▶ [Exercise inputs]:
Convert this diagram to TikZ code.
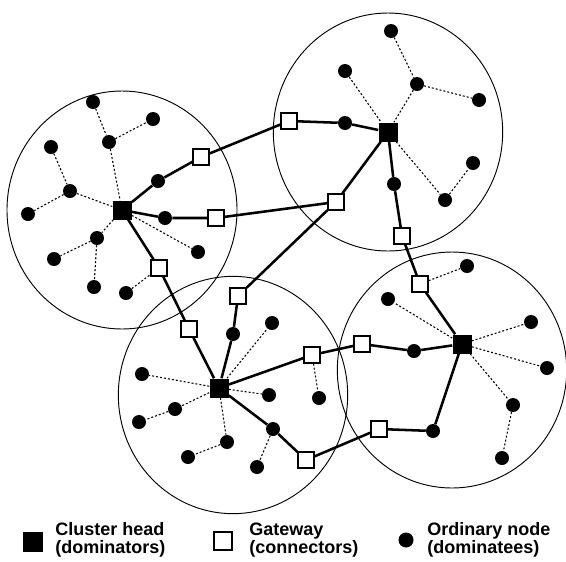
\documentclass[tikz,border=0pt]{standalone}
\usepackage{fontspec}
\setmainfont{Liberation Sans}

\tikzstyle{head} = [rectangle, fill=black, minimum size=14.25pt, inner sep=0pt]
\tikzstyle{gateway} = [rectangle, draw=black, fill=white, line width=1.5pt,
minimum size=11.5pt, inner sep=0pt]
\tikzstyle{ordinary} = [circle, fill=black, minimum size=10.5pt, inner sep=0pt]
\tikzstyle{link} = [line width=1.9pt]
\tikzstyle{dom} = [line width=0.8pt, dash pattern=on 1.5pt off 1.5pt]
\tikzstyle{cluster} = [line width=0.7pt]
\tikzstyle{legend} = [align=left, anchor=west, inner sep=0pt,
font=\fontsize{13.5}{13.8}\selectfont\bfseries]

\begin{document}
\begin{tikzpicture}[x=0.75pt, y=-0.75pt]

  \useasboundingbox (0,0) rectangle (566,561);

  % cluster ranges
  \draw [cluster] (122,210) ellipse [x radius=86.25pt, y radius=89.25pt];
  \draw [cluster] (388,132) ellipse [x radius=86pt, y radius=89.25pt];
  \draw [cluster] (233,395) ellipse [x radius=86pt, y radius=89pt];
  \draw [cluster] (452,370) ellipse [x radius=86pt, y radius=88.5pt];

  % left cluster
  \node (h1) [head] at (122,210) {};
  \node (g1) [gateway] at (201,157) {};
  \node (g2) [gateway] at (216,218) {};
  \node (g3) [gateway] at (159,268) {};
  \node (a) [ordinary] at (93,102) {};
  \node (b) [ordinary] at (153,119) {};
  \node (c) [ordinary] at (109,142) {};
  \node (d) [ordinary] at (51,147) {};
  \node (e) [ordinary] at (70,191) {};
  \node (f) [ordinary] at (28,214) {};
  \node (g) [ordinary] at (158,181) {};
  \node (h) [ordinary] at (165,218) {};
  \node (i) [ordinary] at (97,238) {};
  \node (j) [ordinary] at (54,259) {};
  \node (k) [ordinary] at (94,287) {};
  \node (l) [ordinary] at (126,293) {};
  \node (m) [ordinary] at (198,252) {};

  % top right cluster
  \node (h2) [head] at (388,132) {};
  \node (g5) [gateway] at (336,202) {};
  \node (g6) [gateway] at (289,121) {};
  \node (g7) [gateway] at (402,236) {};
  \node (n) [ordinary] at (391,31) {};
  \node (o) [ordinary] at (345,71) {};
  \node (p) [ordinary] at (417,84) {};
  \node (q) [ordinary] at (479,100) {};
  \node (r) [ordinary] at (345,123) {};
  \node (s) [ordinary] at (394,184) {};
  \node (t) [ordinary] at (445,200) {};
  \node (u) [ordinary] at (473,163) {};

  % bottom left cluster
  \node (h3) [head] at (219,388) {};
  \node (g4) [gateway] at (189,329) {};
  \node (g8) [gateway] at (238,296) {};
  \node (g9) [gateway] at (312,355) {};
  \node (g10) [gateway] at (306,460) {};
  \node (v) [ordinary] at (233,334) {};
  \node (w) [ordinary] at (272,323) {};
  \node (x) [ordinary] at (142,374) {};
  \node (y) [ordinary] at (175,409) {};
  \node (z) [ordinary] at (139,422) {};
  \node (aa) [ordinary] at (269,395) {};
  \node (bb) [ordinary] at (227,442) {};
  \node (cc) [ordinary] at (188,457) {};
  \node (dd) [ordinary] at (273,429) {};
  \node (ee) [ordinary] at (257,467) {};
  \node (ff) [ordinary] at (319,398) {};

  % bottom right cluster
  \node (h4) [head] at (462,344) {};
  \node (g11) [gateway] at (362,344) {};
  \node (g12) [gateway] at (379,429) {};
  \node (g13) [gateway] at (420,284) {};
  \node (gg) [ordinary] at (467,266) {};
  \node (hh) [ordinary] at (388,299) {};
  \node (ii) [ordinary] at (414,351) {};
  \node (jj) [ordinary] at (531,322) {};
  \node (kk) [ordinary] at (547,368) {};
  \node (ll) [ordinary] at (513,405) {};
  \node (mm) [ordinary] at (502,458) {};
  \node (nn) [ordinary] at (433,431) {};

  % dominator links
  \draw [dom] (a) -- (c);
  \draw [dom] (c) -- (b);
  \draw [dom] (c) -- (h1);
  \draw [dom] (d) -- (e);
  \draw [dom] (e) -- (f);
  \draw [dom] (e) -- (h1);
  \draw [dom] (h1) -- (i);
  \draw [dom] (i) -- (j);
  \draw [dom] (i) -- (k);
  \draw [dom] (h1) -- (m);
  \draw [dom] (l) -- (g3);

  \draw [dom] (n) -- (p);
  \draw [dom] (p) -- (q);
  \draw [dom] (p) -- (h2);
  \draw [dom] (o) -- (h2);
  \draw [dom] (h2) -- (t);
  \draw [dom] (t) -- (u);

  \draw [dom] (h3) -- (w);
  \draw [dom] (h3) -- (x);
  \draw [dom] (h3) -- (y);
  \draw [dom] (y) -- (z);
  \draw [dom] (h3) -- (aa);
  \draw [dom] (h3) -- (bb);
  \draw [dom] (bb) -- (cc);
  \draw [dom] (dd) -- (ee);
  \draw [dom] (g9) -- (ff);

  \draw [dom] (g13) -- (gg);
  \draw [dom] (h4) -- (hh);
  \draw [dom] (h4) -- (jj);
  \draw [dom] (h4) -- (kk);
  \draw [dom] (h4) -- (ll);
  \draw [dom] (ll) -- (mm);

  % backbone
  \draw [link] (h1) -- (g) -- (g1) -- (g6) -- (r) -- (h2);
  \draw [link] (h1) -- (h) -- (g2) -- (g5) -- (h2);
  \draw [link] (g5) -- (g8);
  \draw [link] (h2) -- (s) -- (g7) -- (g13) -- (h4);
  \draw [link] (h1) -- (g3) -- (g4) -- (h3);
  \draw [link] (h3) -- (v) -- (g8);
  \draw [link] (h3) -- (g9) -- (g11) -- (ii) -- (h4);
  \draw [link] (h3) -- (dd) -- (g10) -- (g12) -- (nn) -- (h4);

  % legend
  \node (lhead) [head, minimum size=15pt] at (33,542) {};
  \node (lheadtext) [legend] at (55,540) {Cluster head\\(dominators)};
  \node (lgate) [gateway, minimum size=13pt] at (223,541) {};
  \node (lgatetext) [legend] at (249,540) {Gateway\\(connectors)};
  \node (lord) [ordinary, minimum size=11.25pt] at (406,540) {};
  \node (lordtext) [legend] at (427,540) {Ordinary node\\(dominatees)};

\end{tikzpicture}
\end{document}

--

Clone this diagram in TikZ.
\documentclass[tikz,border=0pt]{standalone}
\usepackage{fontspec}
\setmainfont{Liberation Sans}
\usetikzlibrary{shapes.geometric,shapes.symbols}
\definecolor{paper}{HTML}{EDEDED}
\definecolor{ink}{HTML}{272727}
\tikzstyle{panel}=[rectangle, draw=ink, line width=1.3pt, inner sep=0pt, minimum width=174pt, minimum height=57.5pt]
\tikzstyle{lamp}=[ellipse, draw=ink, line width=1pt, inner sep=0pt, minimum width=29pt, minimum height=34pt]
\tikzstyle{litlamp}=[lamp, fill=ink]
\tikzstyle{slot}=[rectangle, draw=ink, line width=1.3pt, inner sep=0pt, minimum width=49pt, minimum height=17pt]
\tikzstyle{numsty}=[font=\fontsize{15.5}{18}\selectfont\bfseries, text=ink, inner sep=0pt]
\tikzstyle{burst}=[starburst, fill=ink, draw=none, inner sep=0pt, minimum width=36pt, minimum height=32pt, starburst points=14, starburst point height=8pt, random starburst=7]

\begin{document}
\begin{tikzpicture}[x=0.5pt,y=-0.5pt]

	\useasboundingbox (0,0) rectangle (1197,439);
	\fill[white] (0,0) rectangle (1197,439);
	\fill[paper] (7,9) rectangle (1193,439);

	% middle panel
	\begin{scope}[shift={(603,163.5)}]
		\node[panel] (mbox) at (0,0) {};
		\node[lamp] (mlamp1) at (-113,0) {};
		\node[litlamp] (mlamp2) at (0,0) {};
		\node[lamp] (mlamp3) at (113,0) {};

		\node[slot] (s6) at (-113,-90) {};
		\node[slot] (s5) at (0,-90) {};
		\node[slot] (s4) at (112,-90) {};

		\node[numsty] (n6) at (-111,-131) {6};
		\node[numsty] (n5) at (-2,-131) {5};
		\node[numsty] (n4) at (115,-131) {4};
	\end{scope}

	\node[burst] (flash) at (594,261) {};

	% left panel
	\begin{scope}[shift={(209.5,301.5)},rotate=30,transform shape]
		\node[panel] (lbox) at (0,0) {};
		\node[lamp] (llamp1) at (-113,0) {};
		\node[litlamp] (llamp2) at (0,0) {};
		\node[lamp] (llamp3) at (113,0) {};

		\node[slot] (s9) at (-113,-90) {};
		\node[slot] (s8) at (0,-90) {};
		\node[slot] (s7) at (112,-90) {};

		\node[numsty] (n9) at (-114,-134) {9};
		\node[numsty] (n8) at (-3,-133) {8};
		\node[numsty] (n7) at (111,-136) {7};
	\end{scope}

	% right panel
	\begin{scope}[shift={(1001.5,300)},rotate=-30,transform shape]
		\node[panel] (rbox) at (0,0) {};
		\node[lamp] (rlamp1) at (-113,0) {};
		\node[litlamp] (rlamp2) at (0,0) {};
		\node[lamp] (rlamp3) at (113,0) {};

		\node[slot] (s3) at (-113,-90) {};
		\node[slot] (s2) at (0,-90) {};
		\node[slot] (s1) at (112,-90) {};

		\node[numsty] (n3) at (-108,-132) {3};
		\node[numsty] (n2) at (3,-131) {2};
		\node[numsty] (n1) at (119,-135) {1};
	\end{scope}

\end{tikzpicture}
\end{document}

...

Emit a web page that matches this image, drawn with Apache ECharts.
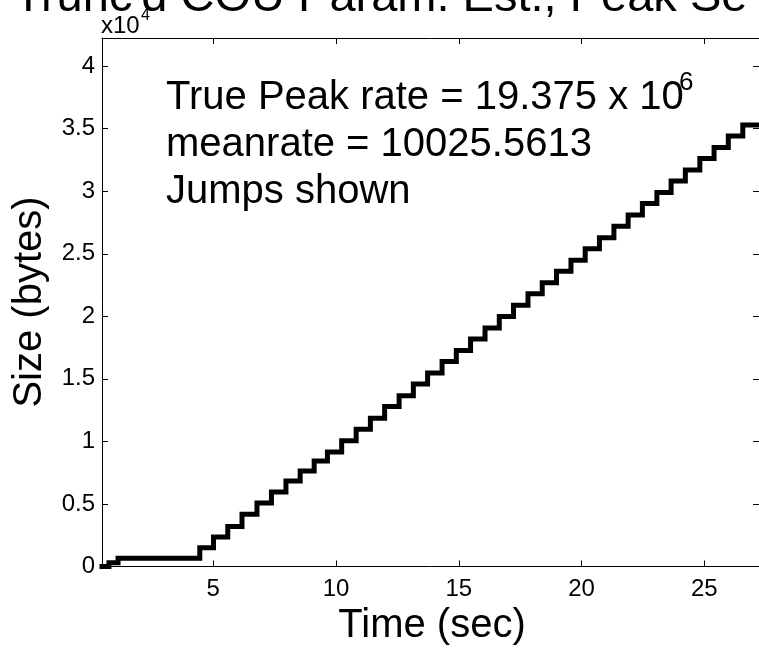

▶ [Your task]: Copy the lines above exactly, starting with the line that contains "Convert this diagram to TikZ code." and ending with the line that contains "radius=86pt, y radius=88.5pt];", and leave out any pictures.

▶ [Answer to the exercise]:
Convert this diagram to TikZ code.
\documentclass[tikz,border=0pt]{standalone}
\usepackage{fontspec}
\setmainfont{Liberation Sans}

\tikzstyle{head} = [rectangle, fill=black, minimum size=14.25pt, inner sep=0pt]
\tikzstyle{gateway} = [rectangle, draw=black, fill=white, line width=1.5pt,
minimum size=11.5pt, inner sep=0pt]
\tikzstyle{ordinary} = [circle, fill=black, minimum size=10.5pt, inner sep=0pt]
\tikzstyle{link} = [line width=1.9pt]
\tikzstyle{dom} = [line width=0.8pt, dash pattern=on 1.5pt off 1.5pt]
\tikzstyle{cluster} = [line width=0.7pt]
\tikzstyle{legend} = [align=left, anchor=west, inner sep=0pt,
font=\fontsize{13.5}{13.8}\selectfont\bfseries]

\begin{document}
\begin{tikzpicture}[x=0.75pt, y=-0.75pt]

  \useasboundingbox (0,0) rectangle (566,561);

  % cluster ranges
  \draw [cluster] (122,210) ellipse [x radius=86.25pt, y radius=89.25pt];
  \draw [cluster] (388,132) ellipse [x radius=86pt, y radius=89.25pt];
  \draw [cluster] (233,395) ellipse [x radius=86pt, y radius=89pt];
  \draw [cluster] (452,370) ellipse [x radius=86pt, y radius=88.5pt];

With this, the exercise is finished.